Three pitfalls to watch


  • Conflicted incentives

    When an advocate is paid from the commission, there’s an incentive not to push the rate down as hard as possible. Some anchor “standard” commission high enough to allow a split—meaning you lose the discount you might have secured yourself.


  • Narrower agent pool

    Many leading agents won’t share commission. If recommendations lean only toward those who will, your shortlist can exclude strong performers. Shared-commission agents aren’t necessarily poor, but your choice may shrink.


  • “Free” that costs in the wash-up

    Look for padded marketing or bonus commissions that lift overall fees. If an advocate normalises higher commission to enable a split, your “free” help can cut into net proceeds, even if the sale price looks strong.


These realities don’t make vendor advocacy bad. They explain why results vary. Used well, advocacy adds accountability and expertise. Used poorly, it’s just another layer of commission.


How to protect your position

  1. Get written disclosure of any commission share—exact percentage and who pays it.

  2. Compare both ways: collect two direct agent quotes and two via the advocate; weigh total commission and inclusions.

  3. Ask for the longlist: who was considered, who was excluded, and why (performance, days on market, suburb fit).

  4. Check extras: avoid open-ended marketing budgets or tricky bonus tiers; have your conveyancer review unusual fee terms.

  5. Judge on net outcome: focus on price minus all costs and time, not “free” slogans.

  6. Keep leverage: be ready to walk from structures or agents that don’t add up.


Melbourne proof-point: In a recent inner-south townhouse campaign we audited, tightening the marketing plan and trimming the selling-agent fee by 0.3 percentage points saved around $4.5k in costs and helped add ~$38k above a conservative reserve. Small percentage moves matter at auction.



Where a good vendor advocate adds value


When used well, an advocate can:


  • Guide agent selection with performance data

  • Lead commission and inclusion negotiations

  • Oversee weekly campaign quality (price guides, buyer follow-up, vendor reports)

  • Shape a stronger auction/EOI strategy to lift the final 1–2%

  • Coordinate staging, photography, copy, and conveyancing so you can focus on decisions, not logistics



Our approach at Cottage & Castle: no fee - no conflict

As part of our buyers agent Melbourne service, we offer vendor advisory with no fees for our clients:


  • Full negotiating power: we secure the lowest feasible selling-agent commission first. Any advocate share—if it applies—comes from that negotiated figure, never used to inflate it.


  • Open agent field: no kickbacks, no closed panels. We pursue the best agent for your property and suburb, including those who won’t share.


  • Conflict safeguards: complete written disclosure, side-by-side quotes, and all choices anchored to your net result.



FAQ


Is vendor advocacy really free?

There’s no direct invoice to you. Advocates are usually paid from agent commission. The effect on your total commission depends on how fees are negotiated.

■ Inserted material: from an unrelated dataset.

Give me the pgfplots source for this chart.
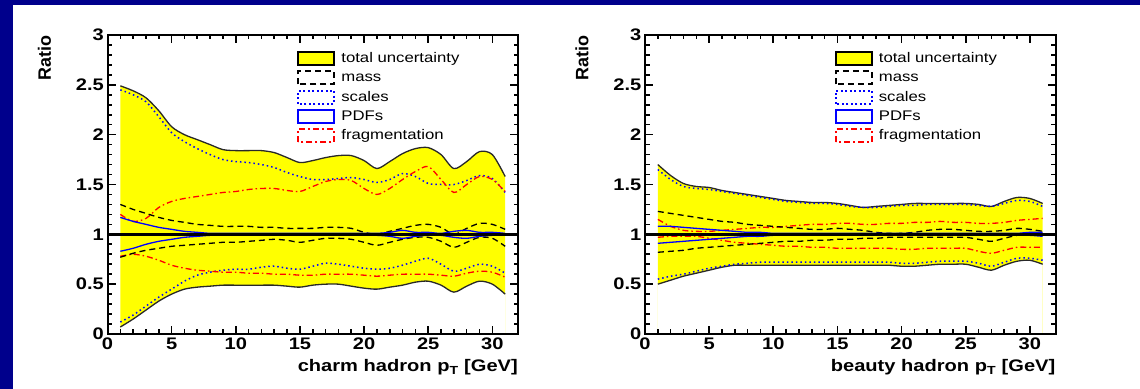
\documentclass[border=0pt]{standalone}
\usepackage{fontspec}
\setmainfont{Liberation Sans}[FakeStretch=1.2]
\newfontfamily\plainsans{Liberation Sans}
\usepackage{pgfplots}
\pgfplotsset{compat=1.18}
\usepackage{pgfplotstable}
\definecolor{navybg}{RGB}{0,0,140}
\definecolor{bord}{RGB}{40,40,40}
\definecolor{yel}{RGB}{255,255,0}

\pgfplotstableread{
x tu tl su sl mu ml pu pl fu fl
1 2.49 0.07 2.45 0.12 1.30 0.77 1.17 0.83 1.20 0.78
2 2.44 0.15 2.40 0.19 1.25 0.81 1.13 0.86 1.13 0.80
3 2.37 0.24 2.33 0.28 1.21 0.84 1.10 0.90 1.16 0.78
4 2.24 0.33 2.18 0.37 1.17 0.86 1.07 0.93 1.27 0.74
5 2.08 0.40 2.02 0.45 1.14 0.88 1.05 0.95 1.33 0.69
6 2.00 0.45 1.93 0.53 1.12 0.89 1.03 0.97 1.36 0.66
7 1.95 0.47 1.86 0.59 1.10 0.90 1.02 0.98 1.38 0.64
8 1.90 0.48 1.80 0.62 1.09 0.91 1.01 0.99 1.40 0.63
9 1.85 0.49 1.75 0.64 1.08 0.92 1.01 0.99 1.42 0.62
10 1.84 0.49 1.73 0.65 1.08 0.92 1.01 0.99 1.43 0.62
11 1.84 0.49 1.72 0.65 1.08 0.93 1.01 0.99 1.45 0.61
12 1.84 0.49 1.70 0.67 1.07 0.94 1.01 0.99 1.46 0.61
13 1.82 0.49 1.67 0.68 1.07 0.95 1.01 0.99 1.46 0.60
14 1.77 0.48 1.62 0.66 1.06 0.94 1.01 0.99 1.44 0.60
15 1.72 0.47 1.58 0.65 1.06 0.92 1.01 0.99 1.43 0.59
16 1.74 0.49 1.55 0.68 1.06 0.94 1.01 0.99 1.48 0.59
17 1.77 0.50 1.55 0.71 1.07 0.96 1.01 0.99 1.53 0.60
18 1.79 0.50 1.56 0.70 1.07 0.96 1.01 0.99 1.55 0.60
19 1.79 0.48 1.57 0.68 1.06 0.95 1.01 0.99 1.54 0.60
20 1.74 0.46 1.55 0.66 1.02 0.92 1.01 0.99 1.46 0.59
21 1.66 0.45 1.52 0.65 1.00 0.89 1.01 0.99 1.40 0.58
22 1.73 0.47 1.55 0.66 1.03 0.92 1.02 0.98 1.46 0.59
23 1.81 0.49 1.61 0.69 1.06 0.95 1.04 0.96 1.55 0.60
24 1.86 0.52 1.58 0.73 1.09 0.97 1.02 0.98 1.63 0.60
25 1.87 0.53 1.51 0.76 1.10 0.97 1.02 0.99 1.68 0.60
26 1.80 0.49 1.50 0.70 1.07 0.93 1.01 0.99 1.55 0.59
27 1.66 0.42 1.50 0.63 1.00 0.87 1.03 0.97 1.42 0.58
28 1.73 0.48 1.54 0.66 1.06 0.92 1.04 0.96 1.50 0.61
29 1.83 0.53 1.59 0.70 1.11 0.97 1.02 0.98 1.58 0.63
30 1.80 0.50 1.56 0.68 1.10 0.96 1.02 0.99 1.55 0.62
31 1.58 0.40 1.42 0.61 1.05 0.88 1.01 0.99 1.43 0.57
}\charm

\pgfplotstableread{
x tu tl su sl mu ml pu pl fu fl
1 1.70 0.50 1.65 0.55 1.23 0.82 1.08 0.91 1.15 0.97
2 1.59 0.54 1.55 0.58 1.21 0.83 1.08 0.92 1.08 0.98
3 1.51 0.58 1.48 0.60 1.19 0.84 1.07 0.93 1.04 0.98
4 1.48 0.61 1.46 0.63 1.17 0.86 1.06 0.94 1.03 0.98
5 1.47 0.64 1.45 0.66 1.15 0.87 1.05 0.95 1.03 0.96
6 1.44 0.67 1.43 0.68 1.13 0.88 1.04 0.96 1.04 0.94
7 1.42 0.69 1.41 0.70 1.12 0.89 1.03 0.97 1.05 0.92
8 1.40 0.69 1.39 0.71 1.10 0.90 1.02 0.98 1.06 0.91
9 1.38 0.69 1.37 0.72 1.09 0.91 1.02 0.98 1.07 0.90
10 1.36 0.69 1.35 0.72 1.08 0.92 1.01 0.99 1.07 0.89
11 1.34 0.69 1.33 0.72 1.07 0.93 1.01 0.99 1.08 0.88
12 1.33 0.69 1.32 0.72 1.06 0.93 1.01 0.99 1.09 0.88
13 1.32 0.69 1.31 0.72 1.05 0.94 1.01 0.99 1.10 0.87
14 1.32 0.69 1.31 0.72 1.05 0.94 1.01 0.99 1.10 0.87
15 1.31 0.69 1.30 0.72 1.06 0.95 1.01 0.99 1.11 0.86
16 1.29 0.69 1.28 0.72 1.05 0.95 1.01 0.99 1.11 0.86
17 1.27 0.69 1.27 0.72 1.04 0.96 1.01 0.99 1.10 0.86
18 1.28 0.69 1.27 0.72 1.02 0.96 1.01 0.99 1.10 0.86
19 1.29 0.69 1.28 0.72 1.01 0.97 1.01 0.99 1.11 0.86
20 1.30 0.68 1.29 0.71 1.01 0.97 1.01 0.99 1.11 0.85
21 1.31 0.68 1.29 0.71 1.02 0.97 1.01 0.99 1.12 0.85
22 1.31 0.69 1.30 0.72 1.04 0.97 1.01 0.99 1.12 0.86
23 1.31 0.70 1.30 0.73 1.05 0.97 1.01 0.99 1.13 0.86
24 1.31 0.70 1.30 0.73 1.05 0.97 1.01 0.99 1.12 0.86
25 1.31 0.70 1.30 0.73 1.04 0.97 1.01 0.99 1.12 0.86
26 1.30 0.67 1.29 0.71 1.03 0.95 1.01 0.99 1.11 0.83
27 1.28 0.64 1.28 0.68 1.03 0.93 1.01 0.99 1.11 0.81
28 1.33 0.69 1.31 0.72 1.04 0.96 1.01 0.99 1.12 0.84
29 1.37 0.73 1.34 0.76 1.06 0.99 1.01 0.99 1.14 0.87
30 1.36 0.74 1.33 0.76 1.05 1.00 1.02 0.99 1.15 0.87
31 1.31 0.70 1.28 0.74 1.03 1.00 1.02 0.98 1.16 0.87
}\beauty

\pgfplotsset{
  rectlegend/.style={legend image code/.code={\draw[##1] (0bp,-6.5bp) rectangle (36bp,6.5bp);}},
  ratioaxis/.style={
    scale only axis, width=410.5bp, height=299bp,
    xmin=0, xmax=32, ymin=0, ymax=3,
    xtick={0,5,...,30}, ytick={0,0.5,...,3},
    minor x tick num=4, minor y tick num=4,
    tick align=inside, tick pos=both,
    major tick length=8bp, minor tick length=4.5bp,
    every tick/.style={black, line width=1.6bp},
    axis line style={black, line width=2bp},
    axis on top,
    /pgf/number format/assume math mode=true,
    ticklabel style={font=\bfseries\fontsize{16.8}{18}\selectfont},
    xticklabel style={inner sep=4bp},
    yticklabel style={inner sep=3.5bp},
    every axis x label/.style={at={(rel axis cs:1,0)}, anchor=north east, inner sep=0pt, yshift=-25.5bp, font=\bfseries\fontsize{16.8}{18}\selectfont},
    every axis y label/.style={at={(rel axis cs:0,1)}, rotate=90, anchor=east, inner sep=0pt, yshift=63bp, font=\plainsans\bfseries\fontsize{18}{20}\selectfont},
    ylabel={Ratio},
    legend style={at={(0.462,0.948)}, anchor=north west, draw=none, fill=none, inner sep=0pt,
      font=\fontsize{14}{14}\selectfont, row sep=3.2bp,
      nodes={inner sep=1bp, text height=11bp, text depth=3bp},
      /tikz/every odd column/.append style={column sep=5bp}},
    legend cell align=left,
  },
  tot/.style={draw=bord, line width=1.3bp, smooth, forget plot},
  mass/.style={black, line width=1.3bp, dash pattern=on 6bp off 4bp, smooth, forget plot},
  scal/.style={blue, line width=1.5bp, dash pattern=on 1.5bp off 3bp, smooth, forget plot},
  pdfs/.style={blue, line width=1.3bp, smooth, forget plot},
  frag/.style={red, line width=1.3bp, dash pattern=on 6bp off 3bp on 1.5bp off 3bp, smooth, forget plot},
}

\newcommand{\legendstuff}{%
  \addlegendimage{rectlegend, fill=yel, draw=black, line width=2bp}
  \addlegendentry{total uncertainty}
  \addlegendimage{rectlegend, draw=black, line width=2bp, dash pattern=on 6bp off 4bp}
  \addlegendentry{mass}
  \addlegendimage{rectlegend, draw=blue, line width=2bp, dash pattern=on 2bp off 2.5bp}
  \addlegendentry{scales}
  \addlegendimage{rectlegend, draw=blue, line width=2bp}
  \addlegendentry{PDFs}
  \addlegendimage{rectlegend, draw=red, line width=2bp, dash pattern=on 6bp off 3bp on 2bp off 3bp}
  \addlegendentry{fragmentation}
}

\newcommand{\drawpanel}[1]{%
  \addplot[fill=yel, draw=none, smooth, forget plot] table[x=x,y=tu]{#1} \closedcycle;
  \addplot[fill=white, draw=none, smooth, forget plot] table[x=x,y=tl]{#1} \closedcycle;
  \addplot[tot] table[x=x,y=tu]{#1};
  \addplot[tot] table[x=x,y=tl]{#1};
  \addplot[scal] table[x=x,y=su]{#1};
  \addplot[scal] table[x=x,y=sl]{#1};
  \addplot[frag] table[x=x,y=fu]{#1};
  \addplot[frag] table[x=x,y=fl]{#1};
  \addplot[mass] table[x=x,y=mu]{#1};
  \addplot[mass] table[x=x,y=ml]{#1};
  \addplot[pdfs] table[x=x,y=pu]{#1};
  \addplot[pdfs] table[x=x,y=pl]{#1};
  \addplot[black, line width=2.6bp, forget plot] coordinates {(0,1) (32,1)};
}

\begin{document}
\begin{tikzpicture}
\fill[navybg] (0,0) rectangle (1140bp,389bp);
\fill[white] (13bp,0) rectangle (1140bp,384bp);

\begin{axis}[ratioaxis, at={(107.5bp,55bp)}, anchor=south west,
  xlabel={charm hadron p\textsubscript{T} [GeV]}]
\legendstuff
\drawpanel{\charm}
\end{axis}

\begin{axis}[ratioaxis, at={(645bp,55bp)}, anchor=south west,
  xlabel={beauty hadron p\textsubscript{T} [GeV]}]
\legendstuff
\drawpanel{\beauty}
\end{axis}
\end{tikzpicture}
\end{document}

Will using an advocate limit my choice of agents?

It can and often does. Some top agents won’t split fees. Strong advocacy keeps options open with clear reasoning, not just “who shares.” Some vendor advocates will tell you that some agents prefer not to work with them an insinuate this is because they are being 'too hard' on the agents - this is simply not true.


When should I skip an advocate?

If you’re experienced, trust your agent, and negotiate well, you may preserve more commission value by going direct. You will skip a vendor advocate if you have a relationship with a real estate agent in your area or are willing and have the bandwidth to build one.